Оборона – наша часть, дело всенародное!
Бомбы атомные есть, есть и водородные.
 
   Тут, конечно, старший дошкольный возраст приходится весьма кстати: в таком возрасте человек еще может поверить, будто водородную бомбу используют для обороны.
   Выходные данные книжечки говорят сами за себя – тираж сто пятьдесят тысяч экземпляров. Сто пятьдесят тысяч отпечатков окрашенных в цвет крови атомных боеголовок, пружинно выпрыгивающих со страниц над краснозвездным гусеничным чудищем. 150 тысяч бронетранспортеров с полным набором вооруженных солдат. Это вам не крабьи жабры, украденные жадиной-жабой!

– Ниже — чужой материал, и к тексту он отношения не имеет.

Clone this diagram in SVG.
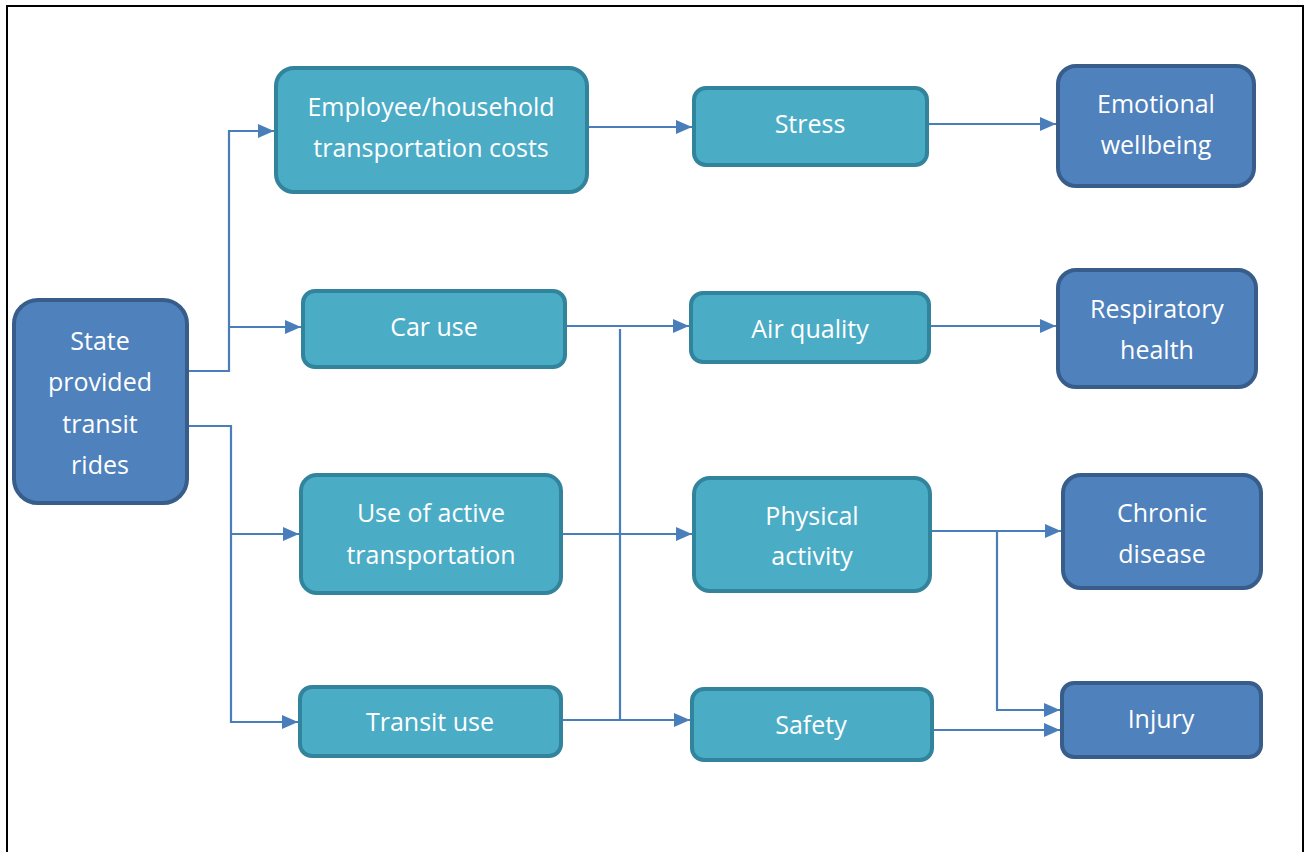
<svg xmlns="http://www.w3.org/2000/svg" width="1305" height="852" viewBox="0 0 1305 852">
<style>
.t{fill:#4bacc6;stroke:#31849b;stroke-width:4}
.b{fill:#4f81bd;stroke:#385d8a;stroke-width:4}
text{font-family:"Open Sans","Liberation Sans",sans-serif;font-size:25px;fill:#fff;text-anchor:middle}
.c path{fill:none;stroke:#4a7ebb;stroke-width:2.2}
</style>
<defs>
<marker id="a" markerWidth="16" markerHeight="14" refX="16" refY="7" orient="auto" markerUnits="userSpaceOnUse">
<path d="M0,0 L16,7 L0,14 Z" fill="#4a7ebb"/>
</marker>
</defs>
<rect x="0" y="0" width="1305" height="852" fill="#fff"/>
<path d="M7,852 V6 H1303 V852" fill="none" stroke="#000" stroke-width="2"/>
<g class="c">
<path d="M187,371 H229 V131 H274" marker-end="url(#a)"/>
<path d="M229,327 H301" marker-end="url(#a)"/>
<path d="M187,426 H231 V722 H298" marker-end="url(#a)"/>
<path d="M231,534 H299" marker-end="url(#a)"/>
<path d="M587,127 H692" marker-end="url(#a)"/>
<path d="M927,124 H1056" marker-end="url(#a)"/>
<path d="M565,326 H689" marker-end="url(#a)"/>
<path d="M620,329 V720"/>
<path d="M561,720 H690" marker-end="url(#a)"/>
<path d="M561,534 H692" marker-end="url(#a)"/>
<path d="M929,326 H1056" marker-end="url(#a)"/>
<path d="M930,531 H1061" marker-end="url(#a)"/>
<path d="M997,531 V710 H1060" marker-end="url(#a)"/>
<path d="M932,730 H1060" marker-end="url(#a)"/>
</g>
<g id="state"><rect class="b" x="14" y="300" width="173" height="203" rx="24"/><text x="100" y="350">State</text><text x="100" y="391">provided</text><text x="100" y="433">transit</text><text x="100" y="474">rides</text></g>
<g id="costs"><rect class="t" x="276" y="68" width="311" height="124" rx="18"/><text x="431" y="116">Employee/household</text><text x="431" y="157">transportation costs</text></g>
<g id="car"><rect class="t" x="303" y="291" width="262" height="76" rx="12"/><text x="434" y="336">Car use</text></g>
<g id="active"><rect class="t" x="301" y="475" width="260" height="118" rx="16"/><text x="431" y="522">Use of active</text><text x="431" y="564">transportation</text></g>
<g id="transit"><rect class="t" x="300" y="687" width="261" height="69" rx="12"/><text x="430" y="731">Transit use</text></g>
<g id="stress"><rect class="t" x="694" y="88" width="233" height="77" rx="12"/><text x="810" y="133">Stress</text></g>
<g id="air"><rect class="t" x="691" y="293" width="238" height="69" rx="12"/><text x="810" y="338">Air quality</text></g>
<g id="physical"><rect class="t" x="694" y="478" width="236" height="113" rx="16"/><text x="812" y="525">Physical</text><text x="812" y="565">activity</text></g>
<g id="safety"><rect class="t" x="692" y="689" width="240" height="71" rx="12"/><text x="811" y="734">Safety</text></g>
<g id="emotional"><rect class="b" x="1058" y="66" width="196" height="120" rx="18"/><text x="1156" y="113">Emotional</text><text x="1156" y="154">wellbeing</text></g>
<g id="respiratory"><rect class="b" x="1058" y="270" width="198" height="117" rx="18"/><text x="1157" y="318">Respiratory</text><text x="1157" y="359">health</text></g>
<g id="chronic"><rect class="b" x="1063" y="475" width="198" height="113" rx="18"/><text x="1162" y="522">Chronic</text><text x="1162" y="563">disease</text></g>
<g id="injury"><rect class="b" x="1062" y="683" width="199" height="74" rx="12"/><text x="1161" y="728">Injury</text></g>
</svg>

   И все-таки нам с Реночкой повезло, нас тоже издали тиражом сто пятьдесят тысяч экземпляров, – не для дела, а для удовольствия. Издали и поставили на прилавки книжных магазинов радом с книжкой Михалкова. Сейчас я могла бы нагло заявить, что ему была оказана честь стоять рядом с нами, но тогда я об этом не помышляла.
   Я в упоении закружилась в литературной карусели и стала бегать в Доме литераторов на многолюдные вечера поэзии. Жизнь в Доме литераторов била в те дни ключом, то и дело проходили переводческие семинары, прозаические чтения и поэтические кампании.